The Flour and Myers + Chang owner-chef has periodically posted photos of a scrumptious-looking cake to social media over the last three months. That cake is finally set to debut at her restaurants on Friday.
“We are introducing vanilla birthday cake with chocolate pudding frosting to our menu at both Flour and [Myers + Chang]!” Chang wrote in an e-mail.
The top rim of the dessert is dusted with homemade sprinkles.
At Myers + Chang, the dessert will be available by the slice. If you’re looking to take home a full cake, however, you’ll need to pre-order it at Flour. Note that the bakery requires at least 24 hours’ notice for those orders. Slices of the cake won’t be available at Flour on Friday, but Chang said in her most recent Instagram post on May 31 that the cake will be available daily on the bakery chain’s pastry counter soon.

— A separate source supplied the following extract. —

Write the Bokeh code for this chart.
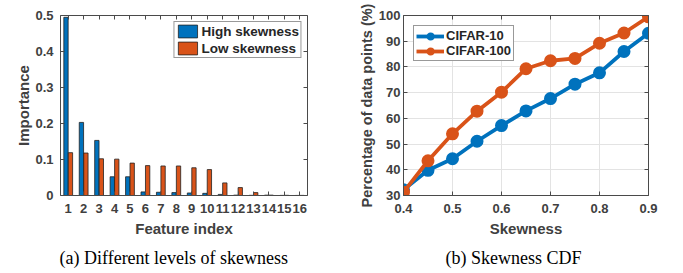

According to a March 24 post on Chang’s Instagram, the cake went through five or six iterations before the recipe was finalized.
This isn’t the only new confection Chang has up her sleeve. At Myers + Chang, diners will see a mango and coconut sticky rice with mango ice and mango lime curd premiere this weekend. And at Flour, Chang is pursuing an initiative to incorporate more whole grains into the pastries.
“We have a few new items coming out,” she said in her e-mail. “These items will be made with at least 50 [percent] or more whole grain flour.”
Chang said some of these desserts, such as an oatmeal raisin cookie, will appear in the chain’s pastry cases by this weekend. Others, like a muesli, biscotti, and tahini shortbread cookie, will be available in a month or two.